In his screenplay, which represents a major step forward compared with previous assignments (Batman and Robin, Lost in Space), Goldsman has decided not to render a literal telling of Nash’s life but to delineate the architecture of his existence. Hence, Beautiful Mind is billed as a semi-fictional story, with Goldsman receiving a “written by” rather than “screenplay by” credit from the Writers Guild. But some of the tale’s omissions are glaring and peculiar, specifically Nash’s homosexual experiences. There’s only one brief scene in the film, in which the young Nash exchanges a “look” with another guy in Princeton’s halls, but no references are made to his sexuality while he was married.

This problem wouldn’t have mattered much if Howard’s direction were more subtle and nuanced. Howard is an entertainer with roots so deep in commercial TV and movies that the artist in him still struggles to come out. It may be unfair to suggest, but his films still betray his origins on The Andy Griffith Show and Happy Days. In Apollo 13 and The Paper, two vintage Howard works, he took messy situations and turned them into genial, uniquely American celebrations.

Not helping matters is Howard’s insistence on underlying every emotion for his viewers, neatly resolving situations and crises that call for ambiguity and untidiness, notions that simply don’t exist in his vocabulary.

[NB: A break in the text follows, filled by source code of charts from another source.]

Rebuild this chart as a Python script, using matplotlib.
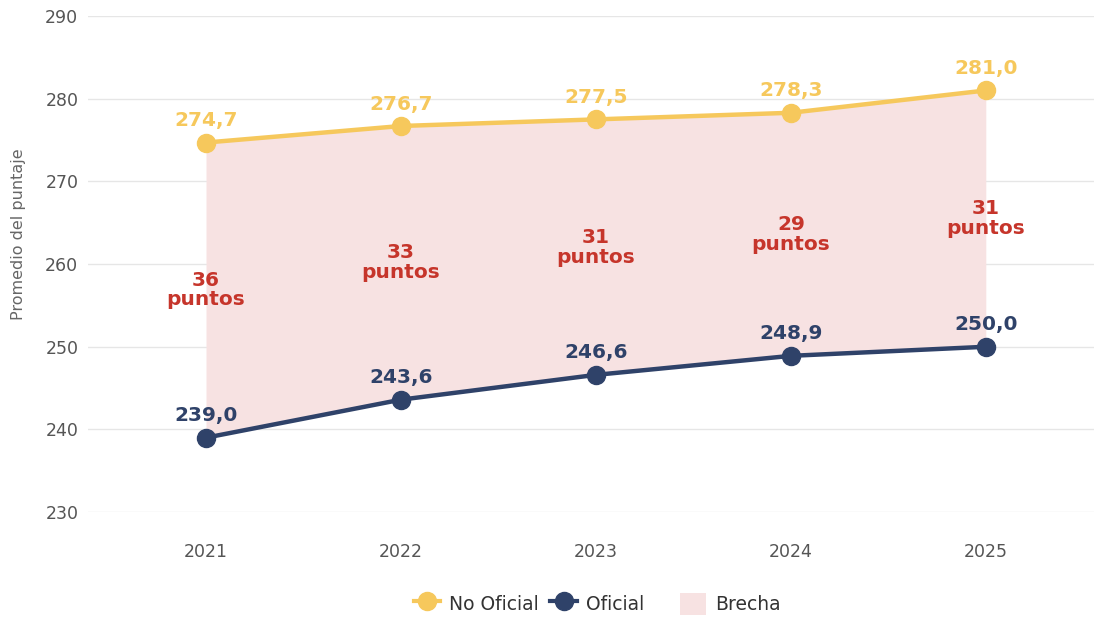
import matplotlib
matplotlib.use("Agg")
import matplotlib.pyplot as plt
from matplotlib.lines import Line2D
from matplotlib.patches import Patch

plt.rcParams['font.family'] = ['DejaVu Sans']

# datos del grafico
years = ['2021', '2022', '2023', '2024', '2025']
no_oficial = [274.7, 276.7, 277.5, 278.3, 281.0]
oficial = [239.0, 243.6, 246.6, 248.9, 250.0]
brecha = [36, 33, 31, 29, 31]
y_ticks = [230, 240, 250, 260, 270, 280, 290]

c_no = '#f6c85c'
c_of = '#2f4269'
c_gap = '#f7e2e2'
c_txt = '#c6352b'

fig = plt.figure(figsize=(10.94, 6.17), dpi=100)
ax = fig.add_axes([0.0805, 0.170, 0.9195, 0.804])

x = list(range(len(years)))

ax.fill_between(x, oficial, no_oficial, color=c_gap, lw=0, zorder=1)
ax.plot(x, no_oficial, color=c_no, lw=3.2, marker='o', ms=13, zorder=3)
ax.plot(x, oficial, color=c_of, lw=3.2, marker='o', ms=13, zorder=3)

for i in x:
    ax.annotate(f"{no_oficial[i]:.1f}".replace('.', ','), (i, no_oficial[i]),
                xytext=(0, 9), textcoords='offset points', ha='center', va='bottom',
                color=c_no, fontsize=14.5, fontweight='bold')
    ax.annotate(f"{oficial[i]:.1f}".replace('.', ','), (i, oficial[i]),
                xytext=(0, 9), textcoords='offset points', ha='center', va='bottom',
                color=c_of, fontsize=14.5, fontweight='bold')
    mid = (no_oficial[i] + oficial[i]) / 2
    ax.text(i, mid, f"{brecha[i]}\npuntos", ha='center', va='center',
            color=c_txt, fontsize=14.5, fontweight='bold', linespacing=1.05)

ax.set_xlim(-0.605, 4.555)
ax.set_ylim(230, 290)
ax.set_yticks(y_ticks)
ax.set_xticks(x)
ax.set_xticklabels(years)
ax.grid(axis='y', color='#e6e6e6', lw=1)
ax.set_axisbelow(True)
for s in ax.spines.values():
    s.set_visible(False)
ax.tick_params(length=0, labelsize=12.5, colors='#555555', pad=7)
ax.tick_params(axis='x', pad=22)
ax.set_ylabel('Promedio del puntaje', color='#666666', fontsize=11.5)
ax.yaxis.set_label_coords(-0.062, 0.56)

handles = [
    Line2D([0], [0], color=c_no, lw=3, marker='o', ms=13),
    Line2D([0], [0], color=c_of, lw=3, marker='o', ms=13),
    Patch(facecolor=c_gap, edgecolor='none'),
]
fig.legend(handles, ['No Oficial', 'Oficial    ', 'Brecha'], loc='center',
           bbox_to_anchor=(0.546, 0.021), ncol=3, frameon=False, fontsize=13.5,
           handlelength=1.4, handleheight=1.5, columnspacing=0.6, handletextpad=0.5,
           labelcolor='#333333')

fig.savefig('out.png', dpi=100)
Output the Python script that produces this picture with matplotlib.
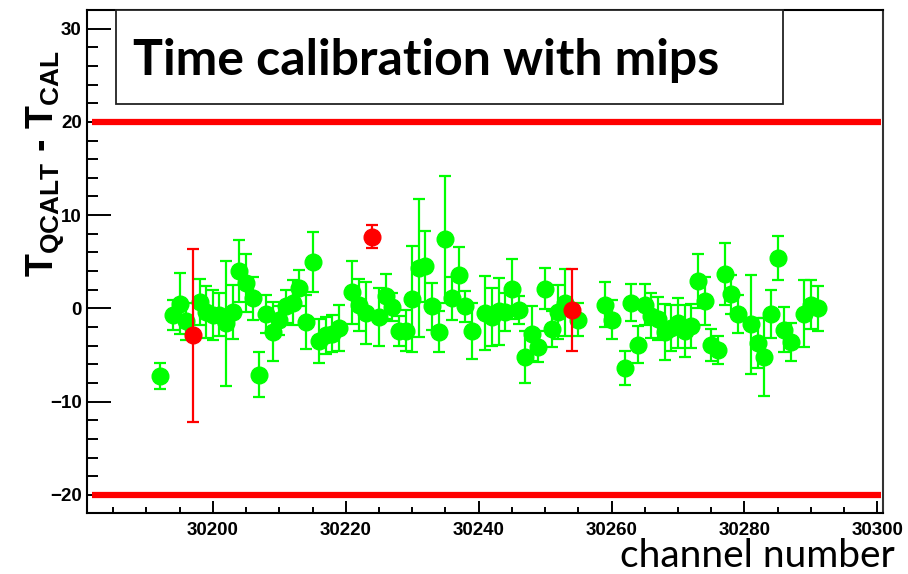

Though Howard likes the idea of mixing serious with comic moments, he doesn’t trust his audience to grasp changes of pace or tonality. As a result, he punches out the scenes emphatically, each making its blatant message before moving onto the next one. In Howard’s treatment, Beautiful Mind becomes an upbeat story of a man whose extraordinary will translates into a spiritual triumph against all odds. One can only speculate how a director like Martin Scorsese, who has excelled in portraying troubled, animalistic persona (Taxi Driver, Raging Bulls) would have dealt with the material’s darker notes.

That said, Howard is a compassionate director, who gets feelings onscreen as few filmmakers do, and he’s good with actors. It may not take much to get a shining performance from Crowe, but Howard deserves credit for guiding the actor. But the revelation here is Jennifer Connelly, who’s not only the story’s true heroine, but the best thing about the film. As Alicia, Connelly conveys a passionate woman who never lost the glimpse of the charismatic man she had fallen in love with. Pure love fuels her sacrificial loyalty to Nash, serving as his companion in what must have been a more turbulent journey that the film is willing to acknowledge.